The jury found former Minneapolis police officer Derek Chauvin guilty on every count faced over the murder of George Floyd.
The weeks-long trial has been closely watched after Floyd’s death sparked protests across the country and the globe, including in Sacramento.
Speaking on CapRadio's Insight, Sacramento Police Chief Daniel Hahn said he agreed with the verdict, but that it doesn't fix what is at the root of the issue, a history of racial injustice.
Hahn spoke about his belief that law enforcement and police are some of the most powerful jobs in the United States on a neighborhood level. And with that power comes the opportunity to become leaders in local communities.
“I watched the video when it first happened a year ago, and I thought that seemed appropriate to me that he got convicted of those charges because what he did was really kind of unspeakable for one human to another,” Hahn said. “So I thought [Chauvin’s verdict] was very appropriate. Quite frankly, I wasn’t surprised necessarily, but I was relieved.”
One way change in policing can happen? Hahn believes changing officers starts with changing society.
This interview has been edited for clarity and length.
On the verdict bringing some accountability and what else needs to be done
I think the verdict is great for accountability, and it shows that Chauvin was held accountable for what he did to George Floyd … I think it’s just that it held somebody accountable in one instance. Accountability is very important, and I think there’s some progress we can make in terms of accountability in law enforcement, but that’s not the root of the issue.
The root of the issue is in our country. Historically, we have had an issue with race and difference — and accountability is great. But until we start dealing with that in all sorts of matters, not just with law enforcement … and [until] we start dealing with [our biases], until we know our history and how we got here, it’s going to be pretty hard to solve it.

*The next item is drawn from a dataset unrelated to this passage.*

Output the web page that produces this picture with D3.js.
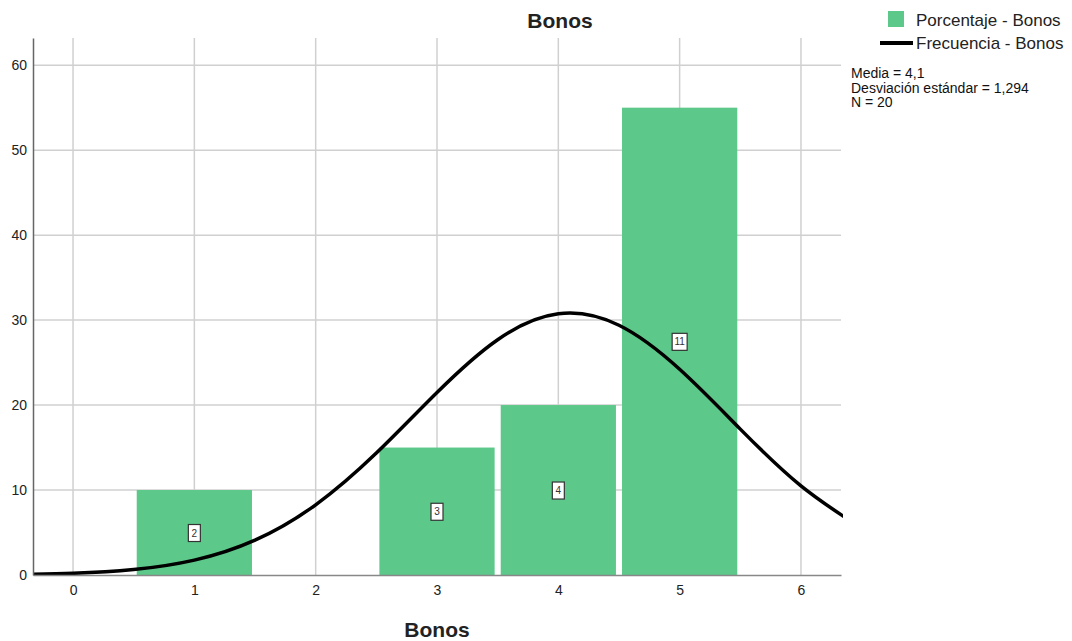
<!DOCTYPE html>
<html><head><meta charset="utf-8">
<script src="https://cdn.jsdelivr.net/npm/d3@7"></script>
<style>body{margin:0;background:#fff;font-family:Arial,"Liberation Sans",sans-serif;}</style>
</head><body><svg id="c" width="1072" height="641"></svg>
<script>
const categories = [1, 3, 4, 5];
const percentages = [10, 15, 20, 55];
const counts = [2, 3, 4, 11];
const xTicks = [0, 1, 2, 3, 4, 5, 6];
const yTicks = [0, 10, 20, 30, 40, 50, 60];
const curveX = [-0.5, 0, 0.5, 1, 1.5, 2, 2.5, 3, 3.5, 4, 4.5, 5, 5.5, 6, 6.5];
const curveY = [0.06, 0.20, 0.64, 1.75, 4.10, 8.26, 14.35, 21.48, 27.69, 30.74, 29.39, 24.21, 17.17, 10.49, 5.52];
const statsLines = ["Media = 4,1", "Desviación estándar = 1,294", "N = 20"];

const svg = d3.select("#c");
const L = 33, R = 841, T = 38, B = 575;
const x = d3.scaleLinear().domain([-0.33, 6.33]).range([L, R]);
const y = d3.scaleLinear().domain([0, 63.2]).range([B, T]);
const green = "#5cc98a";
const font = "Arial, 'Liberation Sans', sans-serif";

// grid
svg.append("g").selectAll("line").data(yTicks.slice(1)).join("line")
  .attr("x1", L).attr("x2", R).attr("y1", d => y(d)).attr("y2", d => y(d))
  .attr("stroke", "#d0d0d0").attr("stroke-width", 1.5);
svg.append("g").selectAll("line").data(xTicks).join("line")
  .attr("x1", d => x(d)).attr("x2", d => x(d)).attr("y1", T).attr("y2", B)
  .attr("stroke", "#d0d0d0").attr("stroke-width", 1.5);

// bars
const bw = 0.475;
svg.append("g").selectAll("rect").data(categories).join("rect")
  .attr("x", d => x(d - bw)).attr("width", d => x(d + bw) - x(d - bw))
  .attr("y", (d, i) => y(percentages[i])).attr("height", (d, i) => B - y(percentages[i]))
  .attr("fill", green);

// curve
const line = d3.line().x(d => x(d[0])).y(d => y(d[1])).curve(d3.curveNatural);
svg.append("clipPath").attr("id", "clp").append("rect").attr("x", L).attr("y", T).attr("width", R - L + 2).attr("height", B - T);
svg.append("path").datum(curveX.map((v, i) => [v, curveY[i]]))
  .attr("d", line).attr("fill", "none").attr("stroke", "#000").attr("stroke-width", 3.5)
  .attr("clip-path", "url(#clp)");

// count labels
const lab = svg.append("g").selectAll("g").data(categories).join("g")
  .attr("transform", (d, i) => `translate(${x(d)},${y(percentages[i] / 2)})`);
lab.append("rect").attr("x", (d, i) => counts[i] > 9 ? -7.5 : -6).attr("y", -8)
  .attr("width", (d, i) => counts[i] > 9 ? 15 : 12).attr("height", 17)
  .attr("fill", "#fff").attr("stroke", "#333").attr("stroke-width", 1.2);
lab.append("text").text((d, i) => counts[i]).attr("text-anchor", "middle").attr("dy", 4)
  .attr("font-size", 10).attr("fill", "#333");

// axes
const xa = svg.append("g").attr("transform", `translate(0,${B})`)
  .call(d3.axisBottom(x).tickValues(xTicks).tickSize(0).tickPadding(10).tickFormat(d3.format("d")));
xa.select(".domain").attr("stroke", "#888").attr("stroke-width", 1.5);
xa.selectAll("text").attr("font-size", 14).attr("fill", "#222").attr("font-family", font);
const ya = svg.append("g").attr("transform", `translate(${L},0)`)
  .call(d3.axisLeft(y).tickValues(yTicks).tickSize(0).tickPadding(6).tickFormat(d3.format("d")));
ya.select(".domain").attr("stroke", "#666").attr("stroke-width", 1.5);
ya.selectAll("text").attr("font-size", 14).attr("fill", "#222").attr("font-family", font);

// titles
svg.append("text").text("Bonos").attr("x", 560).attr("y", 28).attr("text-anchor", "middle")
  .attr("font-size", 21).attr("font-weight", "bold").attr("fill", "#222");
svg.append("text").text("Bonos").attr("x", 437).attr("y", 637).attr("text-anchor", "middle")
  .attr("font-size", 21).attr("font-weight", "bold").attr("fill", "#222");

// legend
svg.append("rect").attr("x", 888).attr("y", 11).attr("width", 16).attr("height", 16).attr("fill", green);
svg.append("text").text("Porcentaje - Bonos").attr("x", 916).attr("y", 26).attr("font-size", 17).attr("fill", "#222");
svg.append("line").attr("x1", 880).attr("x2", 913).attr("y1", 43).attr("y2", 43).attr("stroke", "#000").attr("stroke-width", 4);
svg.append("text").text("Frecuencia - Bonos").attr("x", 916).attr("y", 49).attr("font-size", 17).attr("fill", "#222");

svg.append("g").selectAll("text").data(statsLines).join("text")
  .text(d => d).attr("x", 851).attr("y", (d, i) => 78 + i * 14.5)
  .attr("font-size", 14).attr("fill", "#111");
</script></body></html>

On the spate of police shootings of young Black and Brown people throughout Chauvin’s trial
I think it tells a lot about our country. I think it tells a lot about the neighborhoods where these [shootings] often occur in, and how these neighborhoods became the way they are, and how they’re not changing. Like, if you just look here in Sacramento, some of our largest, diverse neighborhoods are some of our most impoverished neighborhoods.
And I think, if you ask people in our city how they became that way, people will say, “people are just lazy. They need to get a job.” But if we know our history, we would know that’s not how those neighborhoods became that way.

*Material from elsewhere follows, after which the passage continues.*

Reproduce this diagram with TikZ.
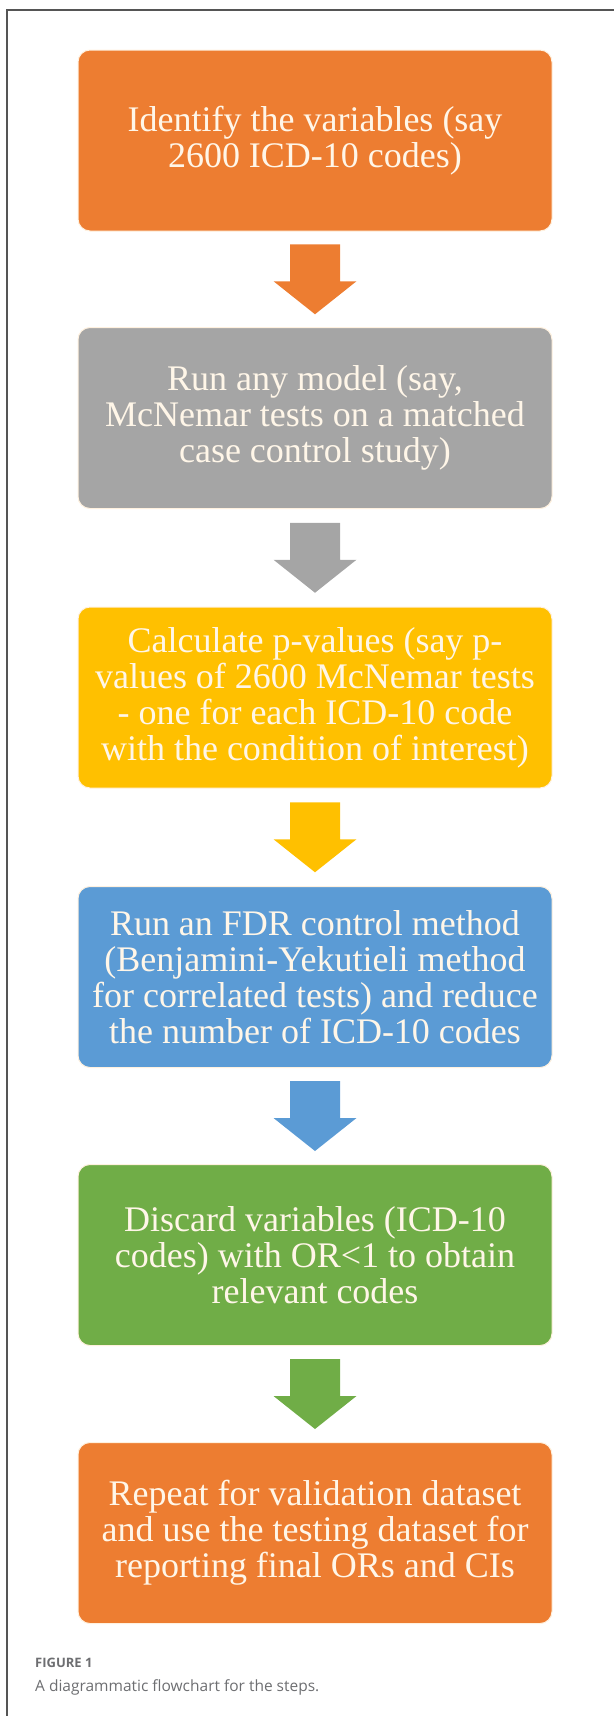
\documentclass[tikz,border=0pt]{standalone}
\usepackage{fontspec}
\setmainfont{Liberation Serif}
\newfontfamily\capfont{Open Sans}
\usetikzlibrary{calc}

\definecolor{cOrange}{HTML}{ED7D31}
\definecolor{cGray}{HTML}{A5A5A5}
\definecolor{cGold}{HTML}{FFC000}
\definecolor{cBlue}{HTML}{5B9BD5}
\definecolor{cGreen}{HTML}{70AD47}
\definecolor{cText}{HTML}{FFF6E8}
\definecolor{cEdge}{HTML}{FFF1DF}
\definecolor{cFrame}{HTML}{555555}
\definecolor{cCap}{HTML}{6D6E71}

\begin{document}
\begin{tikzpicture}[
	x=1pt, y=-1pt,
	box/.style = {rectangle, rounded corners=12, fill=#1, draw=cEdge, line width=1,
		minimum width=474, minimum height=181, align=center, text=cText,
		font=\fontsize{36}{36}\selectfont},
	captext/.style = {anchor=base west, inner sep=0, text=cCap}
	]
	\useasboundingbox (0,0) rectangle (614,1716);
	
	%Frame
	\draw[cFrame, line width=1.2]	(7,1716) -- (7,10) -- (614,10);
	
	%Nodes
	\node[box=cOrange]	(ident)	at	(315, 140.5)	{Identify the variables (say\\2600 ICD-10 codes)};
	\node[box=cGray]	(model)	at	(315, 418)		{Run any model (say,\\McNemar tests on a matched\\case control study)};
	\node[box=cGold]	(pval)	at	(315, 697.5)	{Calculate p-values (say p-\\values of 2600 McNemar tests\\- one for each ICD-10 code\\with the condition of interest)};
	\node[box=cBlue]	(fdr)	at	(315, 977)		{Run an FDR control method\\(Benjamini-Yekutieli method\\for correlated tests) and reduce\\the number of ICD-10 codes};
	\node[box=cGreen]	(disc)	at	(315, 1255)		{Discard variables (ICD-10\\codes) with OR<1 to obtain\\relevant codes};
	\node[box=cOrange]	(rep)	at	(315, 1533)		{Repeat for validation dataset\\and use the testing dataset for\\reporting final ORs and CIs};
	
	%Arrows
	\foreach \a/\b/\c in {ident/model/cOrange, model/pval/cGray, pval/fdr/cGold, fdr/disc/cBlue, disc/rep/cGreen}
		\fill[\c]	($(\a.south)!0.5!(\b.north)$) ++(-25,-35) -- ++(50,0) -- ++(0,37) -- ++(16.5,0)
					-- ++(-41.5,33) -- ++(-41.5,-33) -- ++(16.5,0) -- cycle;
	
	%Caption
	\node[captext, font=\capfont\bfseries\fontsize{13}{15}\selectfont]	(fig)	at	(35, 1667)	{FIGURE 1};
	\node[captext, font=\capfont\fontsize{15.5}{18}\selectfont]	(txt)	at	(35, 1691)	{A diagrammatic flowchart for the steps.};
	
\end{tikzpicture}
\end{document}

They became that way because of decisions that were made by leaders. Whether where to put freeways, redlining, and any number of housing discriminatory practices, and now those neighborhoods are the most violent, and they’re the most impoverished … many of those neighborhoods didn’t used to be like that.
Violence is increasing in our country … so far, this year, the number of people shot in our city is up 333%. We don’t just need to deal with gun issues with gun violence … but also what is prompting people to respond with guns in our communities. There’s a lot of data on it. There’s a lot of history behind it, but we don’t tend to want to deal with that.
On law enforcement’s role in working with deeper issues
We have a tremendous amount of power. I think this issue is much larger than law enforcement, but the reason why we concentrate on law enforcement is, a lot of times, that amount of power that an officer has.
There’s no other job in this country, in my opinion, at the neighborhood level or at the street level that has more power than a police officer. That is the power to take your freedom away or the power to take your life away, and that’s about the biggest power I can think of in our country.
So I think we can be a leader in these efforts to change our neighborhoods around, change the outlook of our communities, and the hopes and dreams of the people that live in our communities. A lot of that is tied up in our history with issues of race and bias, and I think we can play a large leadership role in all of that.
On being the first Black police chief in the history of Sacramento and what Hahn believes needs to change
We need to change as a country, so to think that law enforcement can change and be completely different than society at large is where we often fall short.
So we hire from society and live in society. So to think that whatever is in society would not be in the police department because we have a six-month academy and a field training program is just kind of naive.
We need to say in our country that we have a history that is very discriminatory towards certain groups and that still impacts us to this day. It still shapes our beliefs about people and neighborhoods and groups, and until we start dealing with that, we’re going to continue to have problems.
So we are a country that says the people who break into the Capitol … there’s a significant segment of our country that calls those groups patriots. But yet, when it comes to Colin Kaepernick, who kneels during the national anthem, or a young 18-year old African guy that shoots and kills two people at the mall, we call those groups “savages” or “unpatriotic.” And if they don’t like this country, they can get out.
Yet we call Kyle Rittenhouse that shoots and kills two people in Kenosha, Wisconsin, we call him — he has mental health problems or family problems. We need to ask ourselves, what do you do with somebody that’s a savage versus somebody that has family problems? And there’s really one difference … one is white, and one is black.
And so we have to deal with those things because it shapes how we respond in situations, and we are going to continue to do that in the police department. I hope we really tackle this issue as a country because we’ve kind of ignored, shaded the truth, lied about the truth, and those sorts of things throughout our history. And if we’re going to get better for all people, we have to accept where we’ve been and deal with it.